Idealizado em 2013, o espetáculo nasceu em meio a um contexto de inquietação política que, para os artistas, ressoava o espírito de resistência dos anos 1960.
“Fazer esse espetáculo é um prazer enorme, enormíssimo. Prazer para todos os integrantes, toda a banda que participa e para o público também. É um repertório super pra cima”, afirma Olivar Barreto.
“Começamos esse projeto num momento em que a história política do Brasil começava a desandar. Logo veio o impeachment da Dilma, e a gente foi percebendo a coincidência entre o repertório — criado como resposta à repressão da ditadura — e o que estávamos vivendo.”
Para Olivar, o show permaneceu atual ao longo dos anos. “Depois tivemos quatro anos de retrocesso horrorosos, que causaram uma ferida enorme no Brasil, e que ainda ecoa. Por isso tudo, achamos que o espetáculo continuava necessário. E o público adora, recebe muito bem. É um espetáculo maravilhoso, com um astral fora de série. É colorido, um desbunde, uma catarse coletiva.”
Além da força do repertório, o espetáculo também se sustenta na cumplicidade entre os músicos. “Esse projeto fala de amizade e respeito mútuo que nutrimos uns pelos outros”, destaca Joelma Klaudia.
“Renato Torres e Olivar Barreto são excelentes artistas e me ensinam muito a cada contato. A junção da banda gera a grande energia que esse encontro proporciona. A gente se diverte desde os ensaios — é sempre um misto de afeto e trabalho musical.”
Trajetórias com identidade
Cada um dos três protagonistas traz à cena sua própria trajetória artística, profundamente marcada pela experimentação.
Joelma Kláudia, por exemplo, é conhecida por seu timbre potente e interpretação visceral. Dos canto do Xingu à cena urbana de Belém, ela construiu um caminho musical comprometido com a diversidade e a força da mulher amazônida.

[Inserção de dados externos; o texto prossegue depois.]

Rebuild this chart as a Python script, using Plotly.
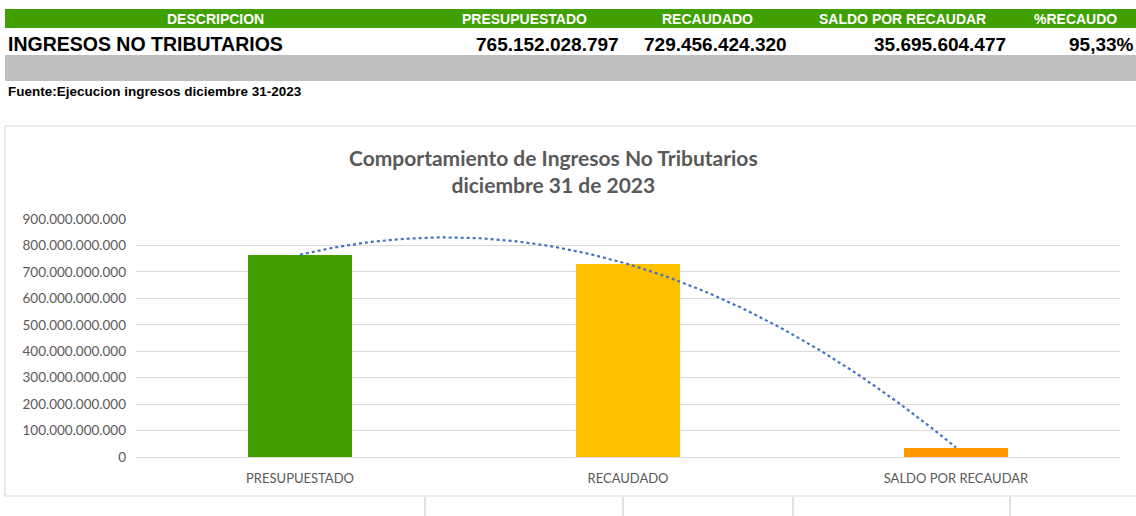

Olivar Barreto, com sua formação em canto popular e passagem pela cena cultural de Paris, soube fundir diferentes referências em sua obra.
Já Renato Torres, poeta, compositor e instrumentista, completa mais de 30 anos de carreira explorando os cruzamentos entre música, literatura e cena.
A formação da banda que acompanha o trio também reforça o peso do espetáculo. Renato assume a guitarra, Rafael Azevedo comanda o baixo, Rodrigo Ferreira responde pelos teclados e Many segura a levada na bateria.
Juntos, eles constroem uma atmosfera que remete aos delírios psicodélicos dos festivais da década de 1960, sem deixar de imprimir uma identidade amazônica — híbrida, atual.
Os figurinos evocam aquela estética colorida, provocativa e original. O show propõe uma viagem afetiva e sensorial.
“É uma forma de dizer que ainda estamos aqui, em resistência criativa, como propunham os tropicalistas. A arte continua sendo uma trincheira, mas também uma festa”, comenta Joelma.
- Reprodução/Instagram
Arte em estado de invenção
Em 1967, em plena ditadura militar, nascia no Brasil a Tropicália — um movimento artístico que rompeu fronteiras ao misturar a música popular brasileira com o rock psicodélico, a arte pop, a poesia concreta e o teatro experimental.
Caetano Veloso, Gilberto Gil, Gal Costa, Os Mutantes e Tom Zé se uniram para propor um Brasil reinventado, antropofágico, que devorava referências do mundo para recriá-las com liberdade e ironia. O disco inaugural do movimento é “Tropicália ou Panis et Circencis”, lançado em 1968.
Entre as canções que marcaram a Tropicália, “Alegria, Alegria”, de Caetano Veloso, se destacou ao romper com a tradição da MPB ao incorporar guitarras elétricas e uma lírica urbana e existencial.
Já “Domingo no Parque”, de Gilberto Gil, misturou narrativa popular com arranjos psicodélicos dos Mutantes e do maestro Rogério Duprat, provocando impacto já nos festivais de 1967.
E “Baby”, também de Caetano, eternizada na voz de Gal Costa, deu tom pop ao movimento, ao mesmo tempo doce e crítica, revelando o olhar tropicalista da época.
Serviço
Show Tropicália. Com Joelma Kláudia, Olivar Barreto e Renato TTorres. Sexta-feira, 9, às 21h, na Casa Apoena – Rua São Boaventura, 171, Cidade Velha, Belém (PA). Ingressos: R$ 25 (1º lote), à venda pelo Sympla e na bilheteria do local.